Employment agencies are regulated by the Employment Agencies Act 1973. This gives the Secretary of State the power to apply to an Employment Tribunal for an order prohibiting an individual company or partnership from running an employment agency for up to 10 years on the grounds of unsuitability, misconduct or other grounds.
The Act also makes it illegal to charge a fee for finding a job for someone except in certain cases such as au pairs, models and some jobs in the entertainment industry.
Regulations provide that: agencies have a duty of confidentiality; written statements of terms and conditions and information about the hirer’s business must be given to workers; workers can take direct employment from the hirer; payment of the worker cannot be conditional upon the agency being paid by their client.

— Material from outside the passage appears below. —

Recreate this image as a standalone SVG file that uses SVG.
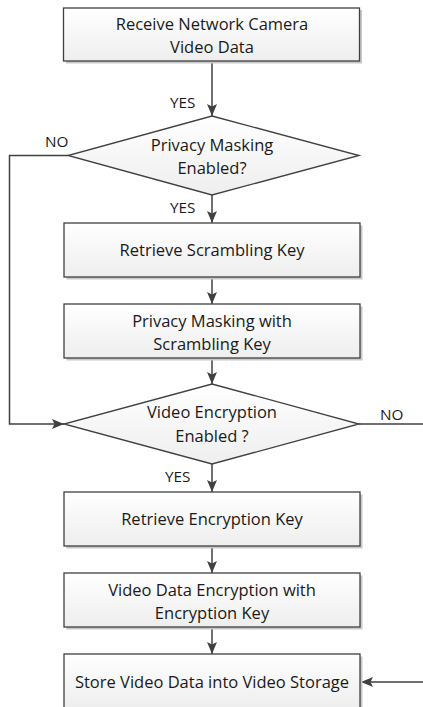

Regulations make a distinction between on one hand an ‘employment agency’ that introduces workers to an employer and on the other hand an ‘employment business’ which employs a worker who is seconded to another business who hires their services.
The broad effect of the Regulations is as follows:
The Agency Workers Regulations 2010 give agency workers an entitlement to equal treatment in respect of basic working and employment conditions after 12 weeks in a given job. The Regulations apply to England, Wales and Scotland (Separate regulations apply to Northern Ireland).
The Regulations apply to “agency workers” (definition based on that used in the Working Time Regulations 1998) finding temporary work through a “temporary work agency” (definition based on existing statutory concept of an “employment business”). They will not extend to those who are genuinely self-employed, working through their own limited liability company or employed on a managed service contract. The fact that a worker is contracted via an ‘umbrella company’ or other intermediary will not, however, result in his or her being outside the regulations’ scope.
The qualifying period is 12 calendar weeks regardless of working pattern (e.g. part-time as opposed to full-time). A new qualifying period will only begin if there has been a new assignment with a different hirer, a six week break between assignments or a new assignment with the same hirer is in a substantively different role.
To address the risk of abuse, there is a specific prohibition of patterns of assignments which are designed to prevent a worker acquiring equal treatment rights by moving him or her between a succession of substantively similar roles in the same organisation.